I was thinking along the same lines. Good post Subigo. What's the point of paying for a decent keyword and hoping that visitor clicks on an adsense ad that may or may not just cover the cost of the adword click? If you have actual product to sell, adwords may be worth it but to use it just to get adsense clicks, you are much better off building on SEO and just doing it the hard way like everyone else. At least the non-clicking visitors won't cost you anything.
subigo.. Nice post. As you said you get only 150 visitors a day, have you tried researching better Niche keyword/low cost, related to your site?

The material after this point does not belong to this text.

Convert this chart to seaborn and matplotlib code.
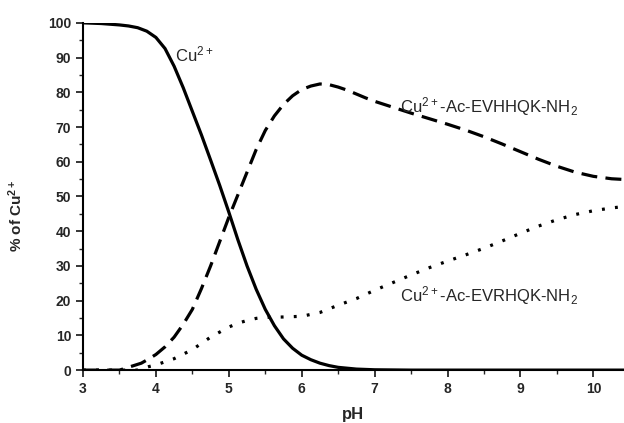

Yeah, I am still messing with it and trying different keywords. In order to make this really pay off, you would definitely have to find that super-niche-never-used keyword. I doubt I will ever seriously try to do this on a large scale... it's just something I felt like testing. Doing a little SEO to your site is really the way to go.
The key here is figuring out which ads are worth keeping. Basically blocking out the low ctr ads and low paying ads. Experiment see if blocking certain ads makes you more money. Some ads may get fewer clicks but generate more money in the long run for you.
I say it was worth it. Kepp repeating it and you will get more visitors and some will return and click your ads some more
the important point is that how to make your visitors come back to your site after their first visit. AdWord is good for the start but run it all the time is not a good idea. Just my idea
I agree with the last post. Adwords is good to get your site noticed and if it's good and a kind that brings visitors back regularly, you might end up with good Adsense profits which indirectly come from the Adwords campaign. If you're paying Adwords to get every single visit, you have to pay very little and hope to get paid very well. With the cut that Google takes it's not very likely to work.
I've personally done something similar and made a good amount (over $50/day profit). Unless you really know alot about conversions and ppc it won't work for you and you will be lucky to break even. How are you paying 4 cents a click when the minimum bid is 5 cents?
Ive started seeing a good profit doing this, but I sure lost money when I tried it with AdWords, there are a couple of other PPC engines that you can get some good search words for 1 cent a bid. Don't just rely on AdWords to funnel paid traffic to your AdSense sites, you can easily go in the red with them unless you have some really high-paying adsense ads and sale conversions.
Yes, but I find adwords demanding I raise bid prices and my ads turned inactive when they didn't before this inactive keyword status was implemented.
All clowning around I have improved CTR% by double and they still keep saying to raise the min. bid amount.
What you don't know though is what type of CTR you're competing with. If your CTR is 5% and all the other advertisers are getting a 40% CTR, well then, your CTR stinks Of course it also depends on what everyone else is bidding.